概要
許されざる呪文のひとつで、通称「磔の呪い」。
この呪文をかけられたものは、耐え難い苦痛に悶え苦しみ、かけ続けられればやがて廃人に至る。
作中の表現では、この呪文の前では、どんな拷問器具も及ばないと評価されており、「全身を1000本の灼熱のナイフで刺されるような感覚」を与え、被術者に「死んだ方がマシだ!」と思わせるほどである。
しかしこの呪文の最大の特徴は、一切の身体的外傷を伴わないため、何度かけられても命に別状はない。
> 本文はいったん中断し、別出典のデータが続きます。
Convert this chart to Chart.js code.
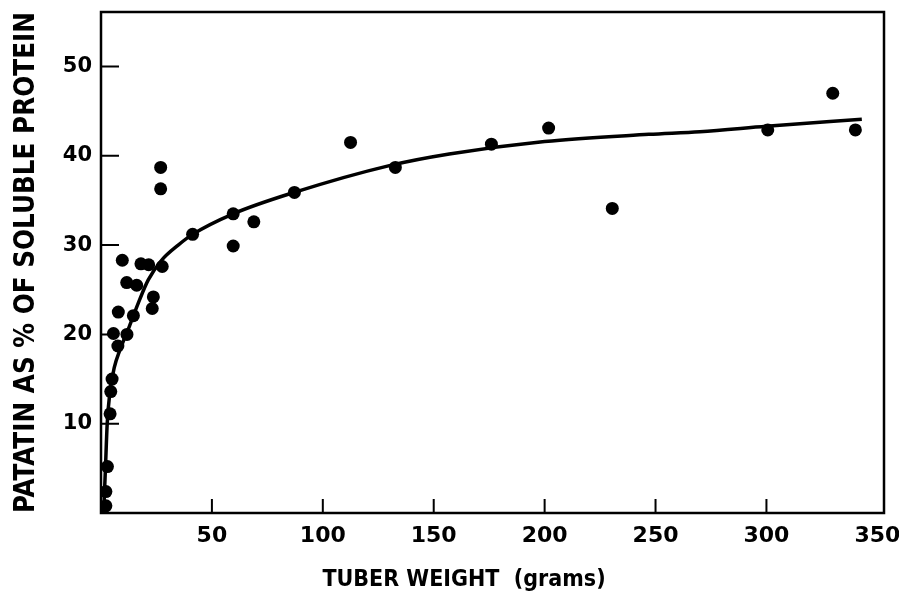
<!DOCTYPE html>
<html>
<head>
<meta charset="utf-8">
<script src="https://cdn.jsdelivr.net/npm/chart.js@4"></script>
<style>
  html, body { margin: 0; padding: 0; background: #fff; }
  #wrap { width: 899px; height: 605px; }
</style>
</head>
<body>
<div id="wrap"><canvas id="myChart" width="899" height="605"></canvas></div>
<script>
// measured points: tuber weight (g) vs patatin (% of soluble protein)
var weight  = [329.9, 340.1, 300.6, 230.5, 201.8, 176.0, 132.7, 112.5, 87.2, 68.9, 59.6, 59.6, 41.3, 26.9, 26.9, 27.6, 23.6, 23.1, 21.5, 18.0, 9.6, 11.6, 16.1, 7.8, 14.6, 5.6, 11.7, 7.6, 5.0, 4.4, 4.1, 2.9, 2.2, 2.2];
var patatin = [47.0, 42.9, 42.9, 34.1, 43.1, 41.3, 38.7, 41.5, 35.9, 32.6, 33.5, 29.9, 31.2, 38.7, 36.3, 27.6, 24.2, 22.9, 27.8, 27.9, 28.3, 25.8, 25.5, 22.5, 22.1, 20.1, 20.0, 18.7, 15.0, 13.6, 11.1, 5.2, 2.4, 0.8];

// fitted curve
var curveWeight  = [1.2, 2.0, 2.8, 4.0, 6.0, 8.6, 12.8, 16.8, 21.3, 27.3, 34.8, 41.3, 59.6, 87.1, 130, 157, 200, 247, 270, 300, 343];
var curvePatatin = [0, 5, 10, 13.5, 16.3, 18.3, 20.9, 23.5, 26.1, 28.3, 30.0, 31.2, 33.5, 35.9, 38.9, 40.2, 41.6, 42.4, 42.7, 43.3, 44.1];

var xTicks = [50, 100, 150, 200, 250, 300, 350];
var yTicks = [10, 20, 30, 40, 50];

var pts = weight.map((w, i) => ({x: w, y: patatin[i]}));
var curve = curveWeight.map((w, i) => ({x: w, y: curvePatatin[i]}));

// box round the plot + short inward tick marks
var frame = {
  id: 'frame',
  afterDraw(chart) {
    var ctx = chart.ctx, a = chart.chartArea;
    var xs = chart.scales.x, ys = chart.scales.y;
    ctx.save();
    ctx.strokeStyle = '#000';
    ctx.lineWidth = 2.5;
    ctx.strokeRect(a.left, a.top, a.right - a.left, a.bottom - a.top);
    ctx.lineWidth = 2;
    ctx.beginPath();
    xTicks.forEach(v => {
      if (v >= 350) return;
      var px = xs.getPixelForValue(v);
      ctx.moveTo(px, a.bottom);
      ctx.lineTo(px, a.bottom - 14);
    });
    yTicks.forEach(v => {
      var py = ys.getPixelForValue(v);
      ctx.moveTo(a.left, py);
      ctx.lineTo(a.left + 18, py);
    });
    ctx.stroke();
    // x axis title
    ctx.fillStyle = '#000';
    ctx.font = 'bold 23px "DejaVu Sans Condensed", "DejaVu Sans", sans-serif';
    ctx.textAlign = 'center';
    ctx.textBaseline = 'middle';
    ctx.fillText('TUBER WEIGHT  (grams)', 464, 580);
    ctx.restore();
  }
};

new Chart('myChart', {
  data: {
    datasets: [{
      type: 'scatter',
      data: pts,
      backgroundColor: '#000',
      borderWidth: 0,
      pointRadius: 6.5,
      pointHoverRadius: 6.5
    }, {
      type: 'line',
      data: curve,
      borderColor: '#000',
      borderWidth: 3.5,
      pointRadius: 0,
      fill: false,
      cubicInterpolationMode: 'monotone'
    }]
  },
  options: {
    responsive: false,
    animation: false,
    devicePixelRatio: 1,
    layout: {padding: {top: 12, right: 15, left: 0, bottom: 0}},
    plugins: {legend: {display: false}, tooltip: {enabled: false}},
    scales: {
      x: {
        type: 'linear',
        min: 0, max: 353,
        afterFit: s => { s.height = 92; s.paddingLeft = 0; s.paddingRight = 0; },
        afterBuildTicks: s => { s.ticks = xTicks.map(v => ({value: v})); },
        grid: {display: false, drawTicks: false},
        border: {display: false},
        ticks: {color: '#000', padding: 10, maxRotation: 0, autoSkip: false,
                font: {family: '"DejaVu Sans"', size: 22, weight: 'bold'}}
      },
      y: {
        type: 'linear',
        min: 0, max: 56.1,
        afterFit: s => { s.width = 101; s.paddingTop = 0; s.paddingBottom = 0; },
        afterBuildTicks: s => { s.ticks = yTicks.map(v => ({value: v})); },
        grid: {display: false, drawTicks: false},
        border: {display: false},
        ticks: {color: '#000', padding: 9,
                font: {family: '"DejaVu Sans"', size: 21, weight: 'bold'}},
        title: {
          display: true,
          text: 'PATATIN AS % OF SOLUBLE PROTEIN',
          color: '#000',
          padding: {top: 10, bottom: 0},
          font: {family: '"DejaVu Sans Condensed", "DejaVu Sans"', size: 27.5, weight: 'bold'}
        }
      }
    }
  },
  plugins: [frame]
});
</script>
</body>
</html>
また呪文を止めれば苦痛も忽ち収まる。
詳細な説明がなされていないものの、痛覚そのものに作用する呪文だからと考えられる(ノーシーボ効果で死ぬ可能性がありそうなものだが…)。
ただし、余りに長時間この呪文にかけられると被術者は、心的外傷後ストレス障害を負い、精神治療を受ける必要が出てくる。最悪の場合は廃人となってしまう。
このような結果は、他の呪文でも長時間かけられ続けた場合に見られるが、どれほど苦痛を与えられても死ねないという特性から、ある意味死の呪いより恐ろしいものだとされている。
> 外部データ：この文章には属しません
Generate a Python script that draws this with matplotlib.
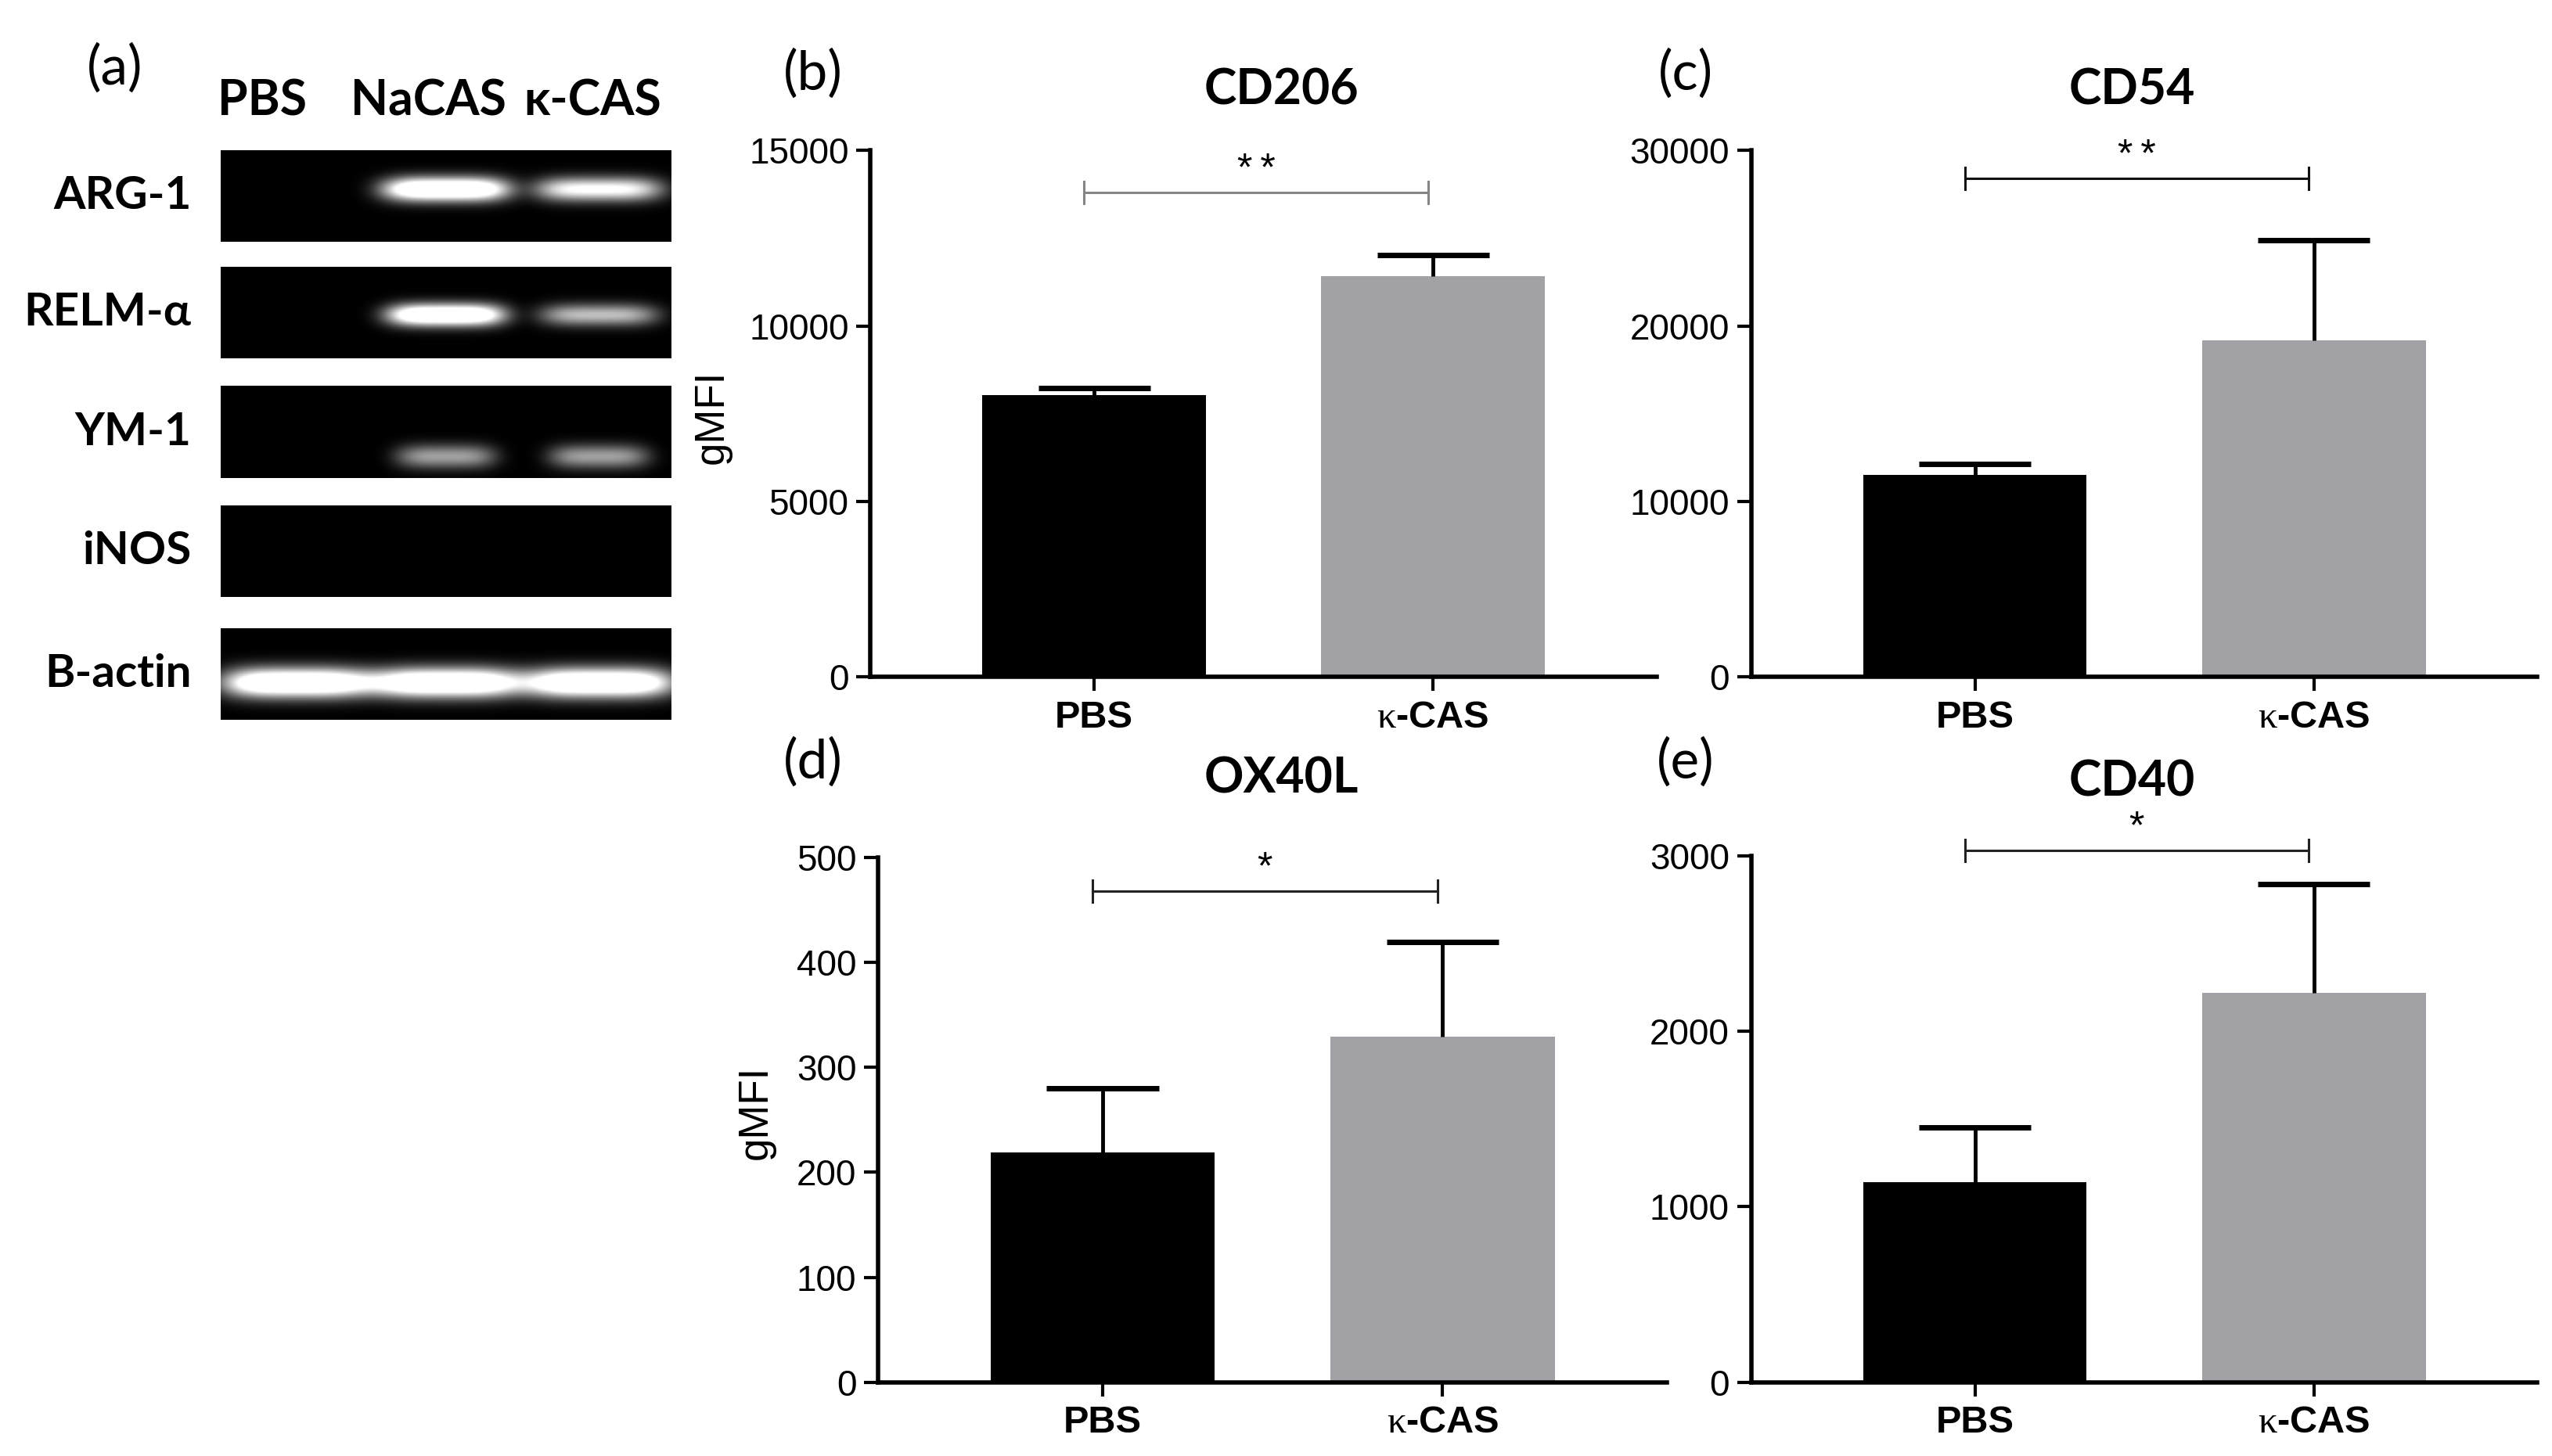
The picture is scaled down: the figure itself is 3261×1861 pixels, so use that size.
import matplotlib.pyplot as plt
import numpy as np

# bar chart data (gMFI, mean and upper error)
groups = ['PBS', r'$\mathrm{\kappa}$-CAS']
markers = ['CD206', 'CD54', 'OX40L', 'CD40']
panel_tags = ['(b)', '(c)', '(d)', '(e)']
cd206_mean = [8030, 11430]
cd206_err = [200, 590]
cd54_mean = [11540, 19190]
cd54_err = [620, 5700]
ox40l_mean = [219, 329]
ox40l_err = [61, 90]
cd40_mean = [1140, 2218]
cd40_err = [312, 619]
y_max = [15000, 30000, 500, 3000]
y_step = [5000, 10000, 100, 1000]
sig_text = ['*\u2009*', '*\u2009*', '*', '*']
sig_y = [13800, 28400, 468, 3030]

# gel (RT-PCR) band intensities, lanes PBS / NaCAS / κ-CAS
gel_lanes = ['PBS', 'NaCAS', 'κ-CAS']
gel_genes = ['ARG-1', 'RELM-α', 'YM-1', 'iNOS', 'B-actin']
arg1_band = [0.0, 1.0, 0.7]
relm_band = [0.0, 1.0, 0.5]
ym1_band = [0.0, 0.42, 0.42]
inos_band = [0.0, 0.0, 0.0]
bactin_band = [1.0, 1.0, 1.0]

means = [cd206_mean, cd54_mean, ox40l_mean, cd40_mean]
errs = [cd206_err, cd54_err, ox40l_err, cd40_err]
bands = [arg1_band, relm_band, ym1_band, inos_band, bactin_band]

TICK_FONT = 'Liberation Sans'
HEAD_FONT = 'Lato'
plt.rcParams['mathtext.fontset'] = 'custom'
plt.rcParams['mathtext.rm'] = 'Liberation Serif'

fig = plt.figure(figsize=(32.62, 18.61), dpi=100)

# ---- panel (a): gel ----
disp_w, disp_h = 1560.0, 890.0
row_tops = [92, 163, 236, 309, 384]
band_y = [0.43, 0.53, 0.77, 0.5, 0.60]
band_w = [0.28, 0.26, 0.22, 0.26, 0.33]
band_h = [0.13, 0.12, 0.13, 0.13, 0.16]
lane_x = [0.17, 0.50, 0.84]
xs = np.linspace(0, 1, 400)
ys = np.linspace(0, 1, 80)
X, Y = np.meshgrid(xs, ys)
for gene, top, by, bw, bh, amp in zip(gel_genes, row_tops, band_y, band_w, band_h, bands):
    ax = fig.add_axes([135 / disp_w, 1 - (top + 56) / disp_h, 275 / disp_w, 56 / disp_h])
    img = np.zeros_like(X)
    for lx, a in zip(lane_x, amp):
        img += a * np.exp(-(np.abs(X - lx) / (bw / 2)) ** 4 - ((Y - by) / bh) ** 2)
    img = np.clip(img * 1.5, 0, 1)
    ax.imshow(img, cmap='gray', vmin=0, vmax=1, aspect='auto', extent=[0, 1, 1, 0])
    ax.set_xticks([])
    ax.set_yticks([])
    for s in ax.spines.values():
        s.set_visible(False)
    fig.text(117 / disp_w, 1 - (top + 28) / disp_h, gene, ha='right', va='center',
             fontsize=42, fontweight='bold', family=HEAD_FONT)

for name, cx in zip(gel_lanes, [160, 262, 362]):
    fig.text(cx / disp_w, 1 - 62 / disp_h, name, ha='center', va='center',
             fontsize=45, fontweight='bold', family=HEAD_FONT)
fig.text(70 / disp_w, 1 - 42 / disp_h, '(a)', ha='center', va='center',
         fontsize=50, family=HEAD_FONT)

# ---- panels (b)-(e): bar charts ----
axes_pos = [[0.341, 0.535, 0.308, 0.3616],
            [0.686, 0.535, 0.308, 0.3616],
            [0.344, 0.0506, 0.309, 0.3606],
            [0.686, 0.0506, 0.308, 0.3618]]
tag_pos = [(497, 45), (1030, 45), (497, 466), (1030, 466)]
title_pos = [(783, 55), (1303, 55), (783, 476), (1303, 478)]
ylabel_pos = [(435, 255), None, (462, 680), None]
bracket_colors = ['#858585', '#111111', '#222222', '#222222']
bar_colors = ['black', '#a2a1a5']
x = np.arange(len(groups))

for i in range(4):
    ax = fig.add_axes(axes_pos[i])
    ax.bar(x, means[i], width=0.66, color=bar_colors, edgecolor='none', zorder=2)
    top = np.array(means[i]) + np.array(errs[i])
    ax.vlines(x, means[i], top, color='black', lw=3.5, zorder=3)
    ax.hlines(top, x - 0.165, x + 0.165, color='black', lw=5, zorder=3)

    # significance bracket
    th = 0.021 * y_max[i]
    bc = bracket_colors[i]
    x0, x1 = -0.03, 0.985
    ax.plot([x0, x1], [sig_y[i], sig_y[i]], color=bc, lw=2.2, clip_on=False)
    ax.plot([x0, x0], [sig_y[i] - th, sig_y[i] + th], color=bc, lw=2.2, clip_on=False)
    ax.plot([x1, x1], [sig_y[i] - th, sig_y[i] + th], color=bc, lw=2.2, clip_on=False)
    ax.annotate(sig_text[i], xy=((x0 + x1) / 2, sig_y[i]), xytext=(0, 11),
                textcoords='offset points', ha='center', va='baseline',
                fontsize=36, family=TICK_FONT, annotation_clip=False)

    ax.set_xlim(-0.66, 1.66)
    ax.set_ylim(0, y_max[i])
    ax.set_yticks(np.arange(0, y_max[i] + 1, y_step[i]))
    ax.set_xticks(x)
    ax.set_xticklabels(groups)
    for s in ['top', 'right']:
        ax.spines[s].set_visible(False)
    for s in ['left', 'bottom']:
        ax.spines[s].set_linewidth(4)
    ax.tick_params(axis='y', length=13, width=3, pad=7)
    ax.tick_params(axis='x', length=13, width=3, pad=8)
    for lab in ax.get_yticklabels():
        lab.set_fontsize(33)
        lab.set_family(TICK_FONT)
    for lab in ax.get_xticklabels():
        lab.set_fontsize(35)
        lab.set_fontweight('bold')
        lab.set_family(TICK_FONT)

    tx, ty = tag_pos[i]
    fig.text(tx / disp_w, 1 - ty / disp_h, panel_tags[i], ha='center', va='center',
             fontsize=50, family=HEAD_FONT)
    hx, hy = title_pos[i]
    fig.text(hx / disp_w, 1 - hy / disp_h, markers[i], ha='center', va='center',
             fontsize=45, fontweight='bold', family=HEAD_FONT)
    if ylabel_pos[i] is not None:
        lx, ly = ylabel_pos[i]
        fig.text(lx / disp_w, 1 - ly / disp_h, 'gMFI', ha='center', va='center',
                 rotation=90, fontsize=38, family=TICK_FONT)

fig.savefig('out.png', dpi=100, facecolor='white')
非常に強力な呪文であり、軽はずみに唱えても効果を発揮することはなく、『本気』で唱えなければならないとされている。
作中の表現を引用すると「相手を苦しめることを楽しむぐらいでないと真価はでない」と説明され、呪文が不完全な時は、効果が薄く短時間で解けてしまう。
この呪文の性格上、何度も繰り返し使用した魔法使いのクルーシオは、経験の浅い魔法使いが使用した場合より格段に効果を発揮することが分かっている。
もともとは、拷問のために開発され、のちに決闘で相手の動きを完全に抑え込むためなどに使用された。
実際にこの呪文を受けた者は、身動き一つできなくなるものの、生命に支障が出ない(もっとも魔法界では、よほどの大怪我であっても治療が間に合うのだが)。
また真実薬が入手できない場合や相手を自白させる呪文が信用できない場合、拷問に用いられるようにもなったが、やはり苦痛によって知り得た情報にも同じく信頼がおけないため、あまり有用な使用法とは見做されていない。
そもそも魔法族にとって尋問する前に秘密を知る人間と秘密を知らない人間を区別する方法があり(開心術)、その上で知りたい情報だけを自白させる方法(真実薬)があるため、拷問の呪文そのものが役に立たないという事情がある(一応開心術や服従呪文等、精神力や反対呪文でレジスト出来る術を使用する前にこれをかけて、抵抗する術を奪うという使い方はある)。
また、「闇の帝王の並大抵の閉心術をこじ開ける開心術」と「真実薬及び服従の呪文による自白」への対抗策として「忘却呪文を自分にかけておく」という行動をとった者に対し、闇の帝王が当呪文を使用して忘却呪文を打ち消し、忘れ去ったはずの記憶を無理矢理引き戻すという荒業を行った事があるが、これも結局「忘却呪文で忘れている」のか、「本当に知らない」のかがわからなければやはりどうしようもない。
作中の使用例
ベラトリックス・レストレンジの十八番。
ネビルの両親、フランクとアリスを精神病院送りにした(ただし彼女一人で二人を廃人にしたわけではない)。
原作の神秘部の戦いにおいてはネビル本人にもこの呪文をかけている。
ハリーは5巻でシリウスを殺された怒りのあまり、ベラトリックスに対してこの呪文を使ったものの、一瞬苦痛を与える程度の効果しか出せなかった。
しかしその後7巻ではミネルバ・マクゴナガルを侮辱したアミカス・カローに対して再び使用し、その際は本来の効果を発動させ気絶に追い込んだ。
怒りの度合いで言えばシリウスを殺された怒りも凄まじいはずだが、やはりハリーは闇の魔術を使う訓練は受けておらず、コツを知らなかったことが大きいだろう。
皮肉にも5巻でベラトリックスが調子に乗ってこの呪文のコツをハリーに講釈してしまったため、7巻でアミカスがそのツケを払うことになったと言える。
ちなみにそのアミカスは、その年のホグワーツにおける『闇の魔術に対する防衛術』教師という名目で実質的に闇の魔術そのものを生徒達に教えていたが、あろうことか規則を破った生徒をこの呪文を教える為の実験台にして、他の生徒達にこの呪文を使わせるという倫理観や生徒の人権を完全に無視した非道な授業を課していた。